Tim Kennedy avoided back-to-back losses and overcame Trevor Smith's takedowns on Saturday night.
It was shocking Smith was even able to get the fight to the floor against Kennedy, who has shown tremendous takedown defense in the past.
Kennedy's superior striking was the difference.
Smith was tentative to engage in the standup exchanges, and he began telegraphing takedowns and putting himself in bad positions.
Kennedy was able to capitalize on Smith getting sloppy and latched on the third-round guillotine choke for the submission win.
It looked like another day at the office for Josh Barnett against Nandor Guelmino, who literally handed the former UFC heavyweight champ an arm triangle in the first round.
It's tough to tell what's more humiliating for Guelmino: giving up one of the easiest arm triangles in MMA history or the fact that Barnett claims to have only gotten two good days out of training for the fight?
Gegard Mousasi is a phenomenal boxer with a solid chin, but he was methodical in his approach against one-punch knockout artist Mike Kyle.
He used his boxing to close the distance and secure a takedown, where he was able to establish top control and latch on a rear naked choke for the first-round submission.
It was an impressive performance against a dangerous opponent.
Daniel Cormier continued his unbeaten streak with a TKO victory over Dion Staring, but it was far from easy.
Staring put on a gutsy performance and absorbed plenty of punishment before finally wilting in the second round.
Cormier still has a lot of work to do to improve his striking.
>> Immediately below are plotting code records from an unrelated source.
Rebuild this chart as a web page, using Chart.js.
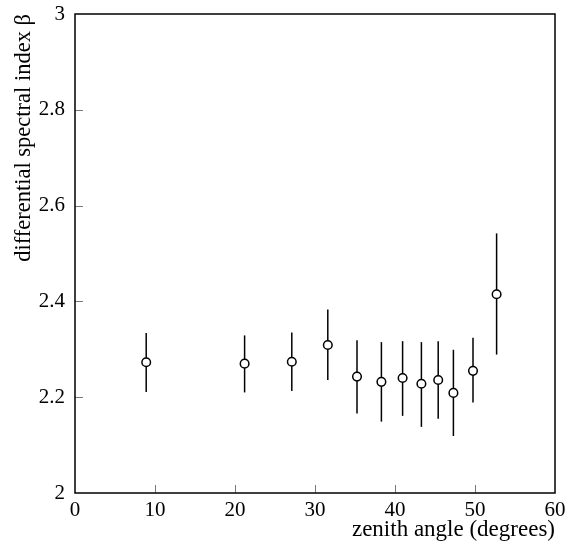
<!DOCTYPE html>
<html>
<head>
<meta charset="utf-8">
<script src="https://cdn.jsdelivr.net/npm/chart.js@4/dist/chart.umd.min.js"></script>
<style>
  html, body { margin: 0; padding: 0; background: #fff; }
  #wrap { width: 579px; height: 545px; }
</style>
</head>
<body>
<div id="wrap"><canvas id="chart"></canvas></div>
<script>
// zenith angle bins and fitted spectral index
var angles = [8.9, 21.2, 27.1, 31.6, 35.25, 38.3, 40.95, 43.3, 45.4, 47.3, 49.75, 52.7];
var beta = [2.273, 2.270, 2.274, 2.309, 2.243, 2.232, 2.240, 2.228, 2.236, 2.209, 2.255, 2.415];
var betaHigh = [2.334, 2.329, 2.335, 2.383, 2.319, 2.315, 2.317, 2.315, 2.317, 2.299, 2.324, 2.542];
var betaLow = [2.211, 2.210, 2.213, 2.236, 2.166, 2.149, 2.161, 2.138, 2.155, 2.119, 2.189, 2.289];
var xTicks = [0, 10, 20, 30, 40, 50, 60];
var yTicks = [2, 2.2, 2.4, 2.6, 2.8, 3];

var points = angles.map(function (a, i) {
  return { x: a, y: beta[i] };
});

var serif = "'Liberation Serif', 'DejaVu Serif', serif";

// vertical error bars, drawn under the circles
var errorBars = {
  id: "errorBars",
  beforeDatasetsDraw: function (chart) {
    var ctx = chart.ctx;
    var xs = chart.scales.x, ys = chart.scales.y;
    ctx.save();
    ctx.strokeStyle = "#000";
    ctx.lineWidth = 1.5;
    for (var i = 0; i < angles.length; i++) {
      var px = xs.getPixelForValue(angles[i]);
      ctx.beginPath();
      ctx.moveTo(px, ys.getPixelForValue(betaLow[i]));
      ctx.lineTo(px, ys.getPixelForValue(betaHigh[i]));
      ctx.stroke();
    }
    ctx.restore();
  },
};

// frame round the plot plus short inward ticks
var frame = {
  id: "frame",
  afterDraw: function (chart) {
    var ctx = chart.ctx, a = chart.chartArea;
    var xs = chart.scales.x, ys = chart.scales.y;
    ctx.save();
    ctx.strokeStyle = "#777";
    ctx.lineWidth = 1;
    xTicks.forEach(function (t) {
      if (t === 0 || t === 60) return;
      var px = Math.round(xs.getPixelForValue(t)) + 0.5;
      ctx.beginPath();
      ctx.moveTo(px, a.bottom);
      ctx.lineTo(px, a.bottom - 8);
      ctx.stroke();
    });
    yTicks.forEach(function (t) {
      if (t === 2 || t === 3) return;
      var py = Math.round(ys.getPixelForValue(t)) + 0.5;
      ctx.beginPath();
      ctx.moveTo(a.left, py);
      ctx.lineTo(a.left + 8, py);
      ctx.stroke();
    });
    ctx.strokeStyle = "#000";
    ctx.lineWidth = 1.5;
    ctx.strokeRect(a.left, a.top, a.right - a.left, a.bottom - a.top);
    ctx.restore();
  },
};

var config = {
  type: "scatter",
  data: {
    datasets: [
      {
        label: "beta",
        data: points,
        pointStyle: "circle",
        pointRadius: 4.3,
        pointHoverRadius: 4.3,
        pointBorderWidth: 1.5,
        pointBorderColor: "#000",
        pointBackgroundColor: "#fff",
      },
    ],
  },
  options: {
    responsive: false,
    animation: false,
    events: [],
    layout: { padding: { top: 14, right: 24, left: 0, bottom: 0 } },
    plugins: {
      legend: { display: false },
      tooltip: { enabled: false },
    },
    scales: {
      x: {
        type: "linear",
        min: 0,
        max: 60,
        afterBuildTicks: function (s) {
          s.ticks = xTicks.map(function (v) { return { value: v }; });
        },
        afterFit: function (s) {
          s.height = 52;
          s.paddingLeft = 0;
          s.paddingRight = 0;
        },
        grid: { display: false, drawTicks: false },
        border: { display: false },
        ticks: {
          padding: 5,
          color: "#000",
          maxRotation: 0,
          font: { family: serif, size: 21 },
        },
        title: {
          display: true,
          text: "zenith angle (degrees)",
          align: "end",
          color: "#000",
          padding: { top: 0, bottom: 2 },
          font: { family: serif, size: 23, lineHeight: 1.1 },
        },
      },
      y: {
        type: "linear",
        min: 2,
        max: 3,
        afterBuildTicks: function (s) {
          s.ticks = yTicks.map(function (v) { return { value: v }; });
        },
        afterFit: function (s) {
          s.width = 75;
          s.paddingTop = 0;
          s.paddingBottom = 0;
        },
        grid: { display: false, drawTicks: false },
        border: { display: false },
        ticks: {
          padding: 10,
          color: "#000",
          font: { family: serif, size: 21 },
          callback: function (v) {
            return v === 2 || v === 3 ? String(v) : v.toFixed(1);
          },
        },
        title: {
          display: true,
          text: "differential spectral index β",
          align: "end",
          color: "#000",
          padding: { top: 12, bottom: 0 },
          font: { family: serif, size: 22.5, lineHeight: 1.1 },
        },
      },
    },
  },
  plugins: [errorBars, frame],
};

var canvas = document.getElementById("chart");
canvas.width = 579;
canvas.height = 545;
new Chart(canvas.getContext("2d"), config);
</script>
</body>
</html>
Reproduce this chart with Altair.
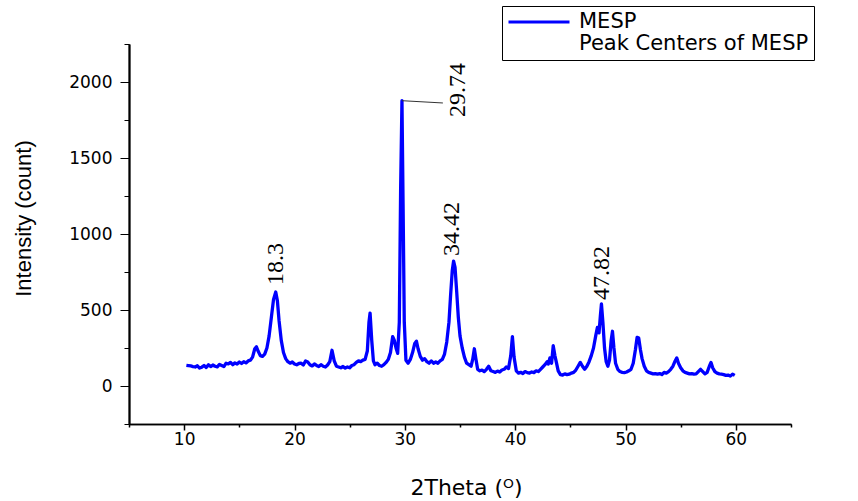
import altair as alt
import pandas as pd

# ---- data ----
two_theta = [
    10.2, 10.4, 10.6, 10.8, 11.0, 11.2, 11.4, 11.6, 11.8, 12.0, 12.2, 12.4, 12.6, 12.8, 13.0,
    13.2, 13.4, 13.6, 13.8, 14.0, 14.2, 14.4, 14.6, 14.8, 15.0, 15.2, 15.4, 15.6, 15.8, 16.0,
    16.2, 16.4, 16.55, 16.7, 16.9, 17.1, 17.3, 17.5, 17.7, 17.9, 18.1, 18.3, 18.45, 18.6, 18.8,
    19.0, 19.2, 19.4, 19.6, 19.8, 20.0, 20.2, 20.4, 20.6, 20.8, 21.0, 21.2, 21.4, 21.6, 21.8,
    22.0, 22.2, 22.4, 22.6, 22.8, 23.0, 23.2, 23.4, 23.6, 23.8, 24.0, 24.2, 24.4, 24.6, 24.8,
    25.0, 25.2, 25.4, 25.6, 25.8, 26.0, 26.2, 26.4, 26.6, 26.75, 26.85, 27.0, 27.15, 27.3, 27.5,
    27.7, 27.9, 28.1, 28.3, 28.5, 28.7, 28.9, 29.05, 29.2, 29.35, 29.5, 29.62, 29.74, 29.84, 29.95,
    30.1, 30.3, 30.5, 30.7, 30.9, 31.05, 31.2, 31.4, 31.6, 31.8, 32.0, 32.2, 32.4, 32.6, 32.8,
    33.0, 33.2, 33.4, 33.6, 33.8, 34.0, 34.15, 34.3, 34.42, 34.55, 34.7, 34.85, 35.0, 35.2, 35.4,
    35.6, 35.8, 36.0, 36.15, 36.3, 36.45, 36.6, 36.8, 37.0, 37.2, 37.4, 37.6, 37.8, 38.0, 38.2,
    38.4, 38.6, 38.8, 39.0, 39.2, 39.4, 39.6, 39.75, 39.9, 40.1, 40.3, 40.5, 40.7, 40.9, 41.1,
    41.3, 41.5, 41.7, 41.9, 42.1, 42.3, 42.5, 42.7, 42.9, 43.0, 43.15, 43.3, 43.45, 43.6, 43.75,
    43.9, 44.1, 44.3, 44.5, 44.7, 44.9, 45.1, 45.3, 45.5, 45.7, 45.9, 46.1, 46.3, 46.5, 46.7,
    46.9, 47.1, 47.3, 47.45, 47.6, 47.72, 47.82, 47.95, 48.1, 48.25, 48.4, 48.55, 48.7, 48.82, 48.95,
    49.1, 49.3, 49.5, 49.7, 49.9, 50.1, 50.3, 50.5, 50.7, 50.9, 51.05, 51.2, 51.35, 51.5, 51.7,
    51.9, 52.1, 52.3, 52.5, 52.7, 52.9, 53.1, 53.3, 53.5, 53.7, 53.9, 54.1, 54.3, 54.5, 54.65,
    54.8, 55.0, 55.2, 55.4, 55.6, 55.8, 56.0, 56.2, 56.4, 56.6, 56.8, 57.0, 57.2, 57.4, 57.6,
    57.75, 57.9, 58.1, 58.3, 58.5, 58.7, 58.9, 59.1, 59.3, 59.5, 59.7, 59.9,
]
intensity = [
    136, 134, 132, 128, 125, 133, 118, 124, 135, 122, 140, 128, 138, 130, 126,
    142, 135, 128, 150, 145, 155, 140, 152, 145, 158, 148, 160, 152, 165, 170,
    190, 245, 258, 230, 200, 195, 210, 250, 330, 450, 570, 618, 560, 430, 300,
    220, 180, 160, 150, 158, 145, 140, 148, 150, 138, 165, 158, 140, 132, 145,
    135, 128, 140, 130, 125, 138, 160, 235, 165, 130, 125, 120, 128, 118, 125,
    120, 135, 140, 155, 165, 160, 170, 175, 230, 420, 480, 300, 165, 140, 150,
    135, 130, 140, 155, 175, 220, 325, 300, 250, 215, 420, 1300, 1877, 1200, 420,
    170, 150, 175, 220, 280, 295, 245, 195, 170, 180, 160, 150, 165, 150, 158,
    150, 165, 175, 210, 290, 420, 600, 760, 822, 780, 620, 450, 330, 250, 190,
    150, 140, 130, 175, 245, 175, 110, 100, 105, 95, 110, 130, 100, 95, 90,
    98, 92, 105, 110, 125, 115, 200, 325, 190, 100, 85, 90, 82, 95, 88,
    85, 92, 88, 100, 95, 110, 125, 140, 160, 145, 185, 150, 265, 200, 150,
    100, 75, 72, 80, 75, 78, 85, 90, 105, 130, 155, 130, 110, 130, 160,
    200, 250, 330, 385, 350, 460, 540, 420, 250, 160, 130, 170, 300, 360, 250,
    150, 110, 95, 90, 88, 92, 100, 110, 150, 240, 320, 315, 240, 180, 130,
    100, 90, 85, 80, 82, 78, 82, 75, 90, 85, 95, 110, 130, 165, 185,
    150, 120, 100, 90, 85, 80, 82, 78, 80, 95, 110, 95, 80, 90, 130,
    155, 120, 95, 85, 80, 78, 75, 70, 72, 65, 78, 70,
]

peak_labels = ["18.3", "29.74", "34.42", "47.82"]
label_x = [18.35, 34.8, 34.3, 47.9]
label_y = [664, 1770, 855, 566]

leader_x = [29.74]
leader_x2 = [33.45]
leader_y = [1877]
leader_y2 = [1862]

series_names = ["MESP", "Peak Centers of MESP"]
x_major_ticks = [10, 20, 30, 40, 50, 60]
x_minor_ticks = [5, 15, 25, 35, 45, 55, 65]
y_major_ticks = [0, 500, 1000, 1500, 2000]
y_minor_ticks = [-250, 250, 750, 1250, 1750, 2250]

spectrum = pd.DataFrame({"x": two_theta, "y": intensity, "series": series_names[0]})
labels = pd.DataFrame({"x": label_x, "y": label_y, "text": peak_labels})
leader = pd.DataFrame({"x": leader_x, "x2": leader_x2, "y": leader_y, "y2": leader_y2})

x_scale = alt.Scale(domain=[5, 65], nice=False, zero=False)
y_scale = alt.Scale(domain=[-250, 2250], nice=False, zero=False)

common_x = dict(grid=False, domainColor="black", domainWidth=1.3, tickColor="black",
                tickWidth=1.5, orient="bottom")
common_y = dict(grid=False, domainColor="black", domainWidth=1.8, tickColor="black",
                tickWidth=1, orient="left")

x_axis_major = alt.Axis(
    title="2Theta (ᴼ)",
    values=x_major_ticks,
    tickSize=6,
    labelFont="DejaVu Sans",
    labelFontSize=17,
    labelColor="black",
    labelPadding=1,
    titleFont="DejaVu Sans",
    titleFontSize=22,
    titleFontWeight="normal",
    titleColor="black",
    titleX=337,
    titleY=63,
    titleBaseline="middle",
    titleAlign="center",
    **common_x,
)
y_axis_major = alt.Axis(
    title="Intensity (count)",
    values=y_major_ticks,
    format="d",
    tickSize=9,
    labelFont="DejaVu Sans",
    labelFontSize=17,
    labelColor="black",
    labelPadding=8,
    titleFont="Liberation Sans, Arial, sans-serif",
    titleFontSize=22,
    titleFontWeight="normal",
    titleColor="black",
    titleAngle=270,
    titleX=-106,
    titleY=174,
    titleBaseline="middle",
    titleAlign="center",
    **common_y,
)
x_axis_minor = alt.Axis(title=None, values=x_minor_ticks, tickSize=3, labels=False, **common_x)
y_axis_minor = alt.Axis(title=None, values=y_minor_ticks, tickSize=5, labels=False, **common_y)

line = alt.Chart(spectrum).mark_line(strokeWidth=3.3, strokeJoin="round").encode(
    x=alt.X("x:Q", scale=x_scale, axis=x_axis_major),
    y=alt.Y("y:Q", scale=y_scale, axis=y_axis_major),
    color=alt.Color(
        "series:N",
        scale=alt.Scale(domain=series_names, range=["#0000ff", "rgba(0,0,0,0)"]),
        legend=alt.Legend(
            title=None,
            orient="none",
            legendX=373,
            legendY=-38,
            symbolType="stroke",
            symbolSize=3721,
            symbolStrokeWidth=3,
            labelFont="DejaVu Sans",
            labelFontSize=21,
            labelColor="black",
            labelOffset=8,
            labelLimit=500,
            strokeColor="black",
            fillColor="white",
            padding=5,
            clipHeight=22,
            rowPadding=0,
        ),
    ),
)

leader_rule = alt.Chart(leader).mark_rule(color="#333333", strokeWidth=1).encode(
    x=alt.X("x:Q", scale=x_scale, axis=x_axis_minor),
    x2="x2:Q",
    y=alt.Y("y:Q", scale=y_scale, axis=y_axis_minor),
    y2="y2:Q",
)

peak_text = alt.Chart(labels).mark_text(
    angle=270, align="left", baseline="middle",
    font="Liberation Serif, Times New Roman, DejaVu Serif, serif", fontSize=24, color="black",
).encode(
    x=alt.X("x:Q", axis=None),
    y=alt.Y("y:Q", axis=None),
    text="text:N",
)

chart = alt.layer(line, leader_rule, peak_text).resolve_axis(
    x="independent", y="independent"
).properties(
    width=662,
    height=380,
    autosize=alt.AutoSizeParams(type="none"),
    padding={"left": 129, "top": 44, "right": 67, "bottom": 77},
    background="white",
).configure_view(stroke=None)

chart.save("out.html", embed_options={"renderer": "svg", "actions": False})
He didn't seem confident on the feet at times against the loopy southpaw.
Luckily, he has an unmatched wrestling background to lean on.
Ronaldo "Jacare" Souza tasted big-show opposition in his catch weight scrap with UFC middleweight Ed Herman.
While Herman isn't considered a top-10 middleweight, he is definitely a mid-tier opponent who deserves respect.
There was a major gap in strength and pure athleticism.
Jacare bullied Herman around effortlessly in the grappling department before latching on a kimura in the first round to net his 13th career submission win.
Tarec Saffiedine spoiled Nate Marquardt's welterweight plans in the headliner, which should be dubbed the "Leg Kicking Bowl."
After getting dropped with a flick of a jab in the first round, Marquardt remained hesitant and lingered outside the pocket for the rest of the fight.
Saffiedine's game plan consisted of staying at medium range and punishing Marquardt's lead leg with a steady dose of leg kicks.
Marquardt could barely stand in the later rounds.
It was a surprising performance from Saffiedine, who was awarded the unanimous decision and named the final Strikeforce welterweight champ.